» **What to work on**
Return the material exactly, first line through the line containing "46.4, 47.2, 47.9, 48.7, 49.4, 50.2, 50.8, 51.2]", and nothing more. Pictures stay out.

» **Source excerpt**
+--
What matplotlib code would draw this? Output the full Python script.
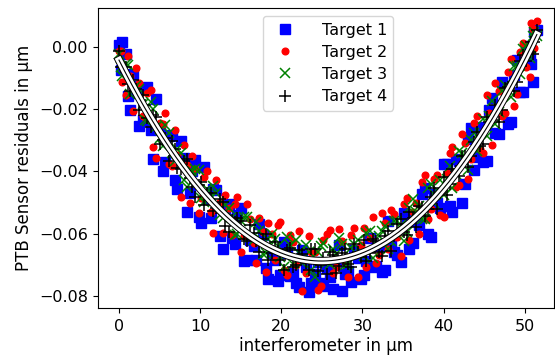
import numpy as np
import matplotlib
matplotlib.use('Agg')
import matplotlib.pyplot as plt

# interferometer positions (µm), two measurement runs shared by all targets
x_run1 = [0.0, 0.4, 1.1, 1.7, 2.5, 3.2, 3.9, 4.6, 5.4, 6.1, 6.9, 7.6, 8.4, 9.0,
          9.8, 10.5, 11.3, 12.0, 12.8, 13.5, 14.3, 15.0, 15.8, 16.6, 17.3, 18.1,
          18.8, 19.6, 20.3, 21.1, 21.8, 22.6, 23.4, 24.1, 24.9, 25.6, 26.4, 27.1,
          27.9, 28.6, 29.4, 30.2, 30.9, 31.7, 32.4, 33.2, 33.9, 34.7, 35.5, 36.2,
          37.0, 37.7, 38.5, 39.2, 40.0, 40.8, 41.5, 42.3, 43.0, 43.8, 44.5, 45.3,
          46.0, 46.8, 47.6, 48.3, 49.1, 49.8, 50.6, 51.0, 51.5]
x_run2 = [0.2, 0.8, 1.4, 2.1, 2.9, 3.5, 4.2, 5.0, 5.7, 6.5, 7.2, 8.0, 8.7, 9.4,
          10.1, 10.9, 11.6, 12.4, 13.1, 13.9, 14.6, 15.4, 16.2, 16.9, 17.7, 18.4,
          19.2, 19.9, 20.7, 21.4, 22.2, 23.0, 23.7, 24.5, 25.2, 26.0, 26.7, 27.5,
          28.2, 29.0, 29.8, 30.5, 31.3, 32.0, 32.8, 33.5, 34.3, 35.1, 35.8, 36.6,
          37.3, 38.1, 38.8, 39.6, 40.4, 41.1, 41.9, 42.6, 43.4, 44.1, 44.9, 45.6,
          46.4, 47.2, 47.9, 48.7, 49.4, 50.2, 50.8, 51.2]

# PTB sensor residuals (µm)
t1_run1 = [0.0007, 0.0017, -0.0158, -0.0087, -0.0254, -0.0136, -0.0267, -0.0166,
           -0.0399, -0.0287, -0.0427, -0.0302, -0.0530, -0.0400, -0.0545, -0.0387,
           -0.0550, -0.0459, -0.0649, -0.0506, -0.0634, -0.0519, -0.0685, -0.0639,
           -0.0570, -0.0712, -0.0661, -0.0751, -0.0628, -0.0735, -0.0760, -0.0654,
           -0.0788, -0.0729, -0.0760, -0.0710, -0.0778, -0.0635, -0.0731, -0.0756,
           -0.0680, -0.0732, -0.0613, -0.0703, -0.0723, -0.0560, -0.0658, -0.0692,
           -0.0545, -0.0630, -0.0571, -0.0453, -0.0611, -0.0501, -0.0377, -0.0512,
           -0.0359, -0.0501, -0.0295, -0.0395, -0.0257, -0.0365, -0.0165, -0.0280,
           -0.0133, -0.0240, -0.0041, -0.0146, -0.0035, -0.0113, 0.0054]
t1_run2 = [-0.0073, -0.0023, -0.0202, -0.0126, -0.0233, -0.0129, -0.0360, -0.0263,
           -0.0371, -0.0282, -0.0458, -0.0356, -0.0470, -0.0363, -0.0565, -0.0488,
           -0.0458, -0.0609, -0.0527, -0.0615, -0.0541, -0.0687, -0.0622, -0.0684,
           -0.0606, -0.0746, -0.0686, -0.0734, -0.0662, -0.0727, -0.0772, -0.0706,
           -0.0758, -0.0690, -0.0770, -0.0739, -0.0697, -0.0783, -0.0719, -0.0653,
           -0.0746, -0.0688, -0.0708, -0.0639, -0.0717, -0.0635, -0.0670, -0.0534,
           -0.0649, -0.0560, -0.0473, -0.0602, -0.0473, -0.0519, -0.0375, -0.0532,
           -0.0365, -0.0440, -0.0260, -0.0353, -0.0371, -0.0202, -0.0277, -0.0112,
           -0.0249, -0.0091, -0.0146, 0.0005, -0.0054, 0.0047]

t2_run1 = [-0.0013, -0.0113, -0.0028, -0.0207, -0.0114, -0.0226, -0.0137, -0.0356,
           -0.0249, -0.0377, -0.0267, -0.0482, -0.0380, -0.0350, -0.0535, -0.0417,
           -0.0530, -0.0429, -0.0599, -0.0516, -0.0504, -0.0659, -0.0505, -0.0629,
           -0.0550, -0.0722, -0.0601, -0.0571, -0.0718, -0.0605, -0.0700, -0.0784,
           -0.0608, -0.0659, -0.0770, -0.0600, -0.0728, -0.0585, -0.0691, -0.0606,
           -0.0740, -0.0582, -0.0613, -0.0693, -0.0533, -0.0650, -0.0538, -0.0672,
           -0.0485, -0.0530, -0.0601, -0.0413, -0.0521, -0.0411, -0.0547, -0.0342,
           -0.0449, -0.0281, -0.0425, -0.0245, -0.0327, -0.0155, -0.0315, -0.0140,
           -0.0213, -0.0040, -0.0151, 0.0014, -0.0095, 0.0057, 0.0084]
t2_run2 = [-0.0013, -0.0153, -0.0092, -0.0066, -0.0223, -0.0149, -0.0320, -0.0243,
           -0.0211, -0.0382, -0.0348, -0.0316, -0.0500, -0.0393, -0.0485, -0.0398,
           -0.0598, -0.0499, -0.0477, -0.0605, -0.0481, -0.0607, -0.0552, -0.0694,
           -0.0596, -0.0566, -0.0686, -0.0564, -0.0732, -0.0627, -0.0592, -0.0726,
           -0.0658, -0.0780, -0.0620, -0.0589, -0.0707, -0.0623, -0.0739, -0.0583,
           -0.0636, -0.0708, -0.0548, -0.0669, -0.0567, -0.0525, -0.0610, -0.0504,
           -0.0619, -0.0500, -0.0433, -0.0552, -0.0423, -0.0539, -0.0405, -0.0322,
           -0.0445, -0.0310, -0.0360, -0.0223, -0.0341, -0.0212, -0.0117, -0.0222,
           -0.0079, -0.0191, -0.0016, -0.0065, 0.0076, -0.0003]

t3_run1 = [-0.0023, -0.0093, -0.0058, -0.0137, -0.0134, -0.0236, -0.0177, -0.0256,
           -0.0319, -0.0277, -0.0367, -0.0342, -0.0450, -0.0400, -0.0395, -0.0497,
           -0.0480, -0.0469, -0.0549, -0.0516, -0.0604, -0.0559, -0.0545, -0.0619,
           -0.0590, -0.0662, -0.0601, -0.0641, -0.0708, -0.0635, -0.0620, -0.0694,
           -0.0658, -0.0739, -0.0640, -0.0690, -0.0648, -0.0615, -0.0701, -0.0646,
           -0.0620, -0.0672, -0.0593, -0.0633, -0.0593, -0.0650, -0.0558, -0.0572,
           -0.0595, -0.0490, -0.0511, -0.0553, -0.0441, -0.0461, -0.0477, -0.0382,
           -0.0409, -0.0341, -0.0395, -0.0275, -0.0277, -0.0285, -0.0175, -0.0210,
           -0.0123, -0.0160, -0.0061, -0.0006, -0.0035, 0.0037, 0.0034]
t3_run2 = [-0.0063, -0.0053, -0.0152, -0.0126, -0.0183, -0.0239, -0.0200, -0.0293,
           -0.0251, -0.0342, -0.0328, -0.0426, -0.0400, -0.0393, -0.0485, -0.0458,
           -0.0448, -0.0539, -0.0507, -0.0545, -0.0601, -0.0547, -0.0612, -0.0564,
           -0.0666, -0.0616, -0.0616, -0.0674, -0.0612, -0.0697, -0.0662, -0.0636,
           -0.0718, -0.0660, -0.0630, -0.0699, -0.0667, -0.0633, -0.0699, -0.0633,
           -0.0666, -0.0598, -0.0678, -0.0609, -0.0577, -0.0625, -0.0560, -0.0624,
           -0.0519, -0.0530, -0.0553, -0.0452, -0.0503, -0.0429, -0.0425, -0.0452,
           -0.0335, -0.0370, -0.0300, -0.0333, -0.0231, -0.0222, -0.0247, -0.0142,
           -0.0139, -0.0061, -0.0086, 0.0005, -0.0004, 0.0047]

t4_run1 = [-0.0013, -0.0063, -0.0118, -0.0107, -0.0204, -0.0186, -0.0257, -0.0226,
           -0.0299, -0.0367, -0.0327, -0.0392, -0.0360, -0.0450, -0.0445, -0.0507,
           -0.0470, -0.0519, -0.0499, -0.0596, -0.0564, -0.0559, -0.0625, -0.0599,
           -0.0660, -0.0602, -0.0661, -0.0651, -0.0718, -0.0645, -0.0700, -0.0664,
           -0.0718, -0.0649, -0.0700, -0.0730, -0.0668, -0.0705, -0.0651, -0.0706,
           -0.0660, -0.0622, -0.0663, -0.0623, -0.0673, -0.0590, -0.0608, -0.0552,
           -0.0605, -0.0550, -0.0511, -0.0543, -0.0481, -0.0521, -0.0417, -0.0442,
           -0.0399, -0.0351, -0.0385, -0.0305, -0.0317, -0.0225, -0.0235, -0.0240,
           -0.0133, -0.0120, -0.0111, -0.0026, -0.0015, -0.0023, 0.0054]
t4_run2 = [-0.0063, -0.0063, -0.0142, -0.0136, -0.0153, -0.0229, -0.0220, -0.0313,
           -0.0291, -0.0302, -0.0388, -0.0366, -0.0420, -0.0483, -0.0435, -0.0468,
           -0.0528, -0.0489, -0.0577, -0.0555, -0.0551, -0.0617, -0.0572, -0.0624,
           -0.0616, -0.0686, -0.0626, -0.0684, -0.0652, -0.0707, -0.0652, -0.0696,
           -0.0648, -0.0720, -0.0680, -0.0659, -0.0727, -0.0663, -0.0699, -0.0633,
           -0.0676, -0.0688, -0.0618, -0.0659, -0.0607, -0.0655, -0.0570, -0.0594,
           -0.0529, -0.0580, -0.0513, -0.0522, -0.0453, -0.0469, -0.0475, -0.0392,
           -0.0415, -0.0350, -0.0350, -0.0273, -0.0311, -0.0242, -0.0187, -0.0202,
           -0.0128, -0.0141, -0.0046, -0.0045, 0.0016, 0.0017]

labels = ['Target 1', 'Target 2', 'Target 3', 'Target 4']

x_all = x_run1 + x_run2
target1 = t1_run1 + t1_run2
target2 = t2_run1 + t2_run2
target3 = t3_run1 + t3_run2
target4 = t4_run1 + t4_run2

fig = plt.figure(figsize=(5.55, 3.56), dpi=100)
ax = fig.add_axes([0.176, 0.135, 0.822, 0.842])

ax.plot(x_all, target1, 's', color='b', markersize=7.5, label=labels[0])
ax.plot(x_all, target2, 'o', color='r', markersize=4.8, label=labels[1])
ax.plot(x_all, target3, 'x', color='g', markersize=7.5, mew=1.1, label=labels[2])
ax.plot(x_all, target4, '+', color='k', markersize=8.5, mew=1.1, label=labels[3])

# quadratic fit over all targets
fit_x = np.array(x_all * 4)
fit_y = np.array(target1 + target2 + target3 + target4)
coef = np.polyfit(fit_x, fit_y, 2)
xf = np.linspace(0, 51.5, 200)
yf = np.polyval(coef, xf)
ax.plot(xf, yf, color='k', lw=6.0, zorder=5)
ax.plot(xf, yf, color='w', lw=4.6, zorder=6)
ax.plot(xf, yf, color='k', lw=0.8, zorder=7)

ax.set_xlim(-2.63, 53.6)
ax.set_ylim(-0.0839, 0.0125)
ax.set_xticks([0, 10, 20, 30, 40, 50])
ax.set_yticks([-0.08, -0.06, -0.04, -0.02, 0.00])
ax.tick_params(labelsize=11.5)
ax.tick_params(axis='x', pad=4.5)
ax.set_xlabel('interferometer in µm', fontsize=12, labelpad=2)
ax.set_ylabel('PTB Sensor residuals in µm', fontsize=12)
ax.legend(loc='upper center', bbox_to_anchor=(0.505, 1.0), fontsize=11.5,
          handletextpad=1.3, labelspacing=0.45)

plt.savefig('out.png', dpi=100)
+--
» **The completed task**
What matplotlib code would draw this? Output the full Python script.
import numpy as np
import matplotlib
matplotlib.use('Agg')
import matplotlib.pyplot as plt

# interferometer positions (µm), two measurement runs shared by all targets
x_run1 = [0.0, 0.4, 1.1, 1.7, 2.5, 3.2, 3.9, 4.6, 5.4, 6.1, 6.9, 7.6, 8.4, 9.0,
          9.8, 10.5, 11.3, 12.0, 12.8, 13.5, 14.3, 15.0, 15.8, 16.6, 17.3, 18.1,
          18.8, 19.6, 20.3, 21.1, 21.8, 22.6, 23.4, 24.1, 24.9, 25.6, 26.4, 27.1,
          27.9, 28.6, 29.4, 30.2, 30.9, 31.7, 32.4, 33.2, 33.9, 34.7, 35.5, 36.2,
          37.0, 37.7, 38.5, 39.2, 40.0, 40.8, 41.5, 42.3, 43.0, 43.8, 44.5, 45.3,
          46.0, 46.8, 47.6, 48.3, 49.1, 49.8, 50.6, 51.0, 51.5]
x_run2 = [0.2, 0.8, 1.4, 2.1, 2.9, 3.5, 4.2, 5.0, 5.7, 6.5, 7.2, 8.0, 8.7, 9.4,
          10.1, 10.9, 11.6, 12.4, 13.1, 13.9, 14.6, 15.4, 16.2, 16.9, 17.7, 18.4,
          19.2, 19.9, 20.7, 21.4, 22.2, 23.0, 23.7, 24.5, 25.2, 26.0, 26.7, 27.5,
          28.2, 29.0, 29.8, 30.5, 31.3, 32.0, 32.8, 33.5, 34.3, 35.1, 35.8, 36.6,
          37.3, 38.1, 38.8, 39.6, 40.4, 41.1, 41.9, 42.6, 43.4, 44.1, 44.9, 45.6,
          46.4, 47.2, 47.9, 48.7, 49.4, 50.2, 50.8, 51.2]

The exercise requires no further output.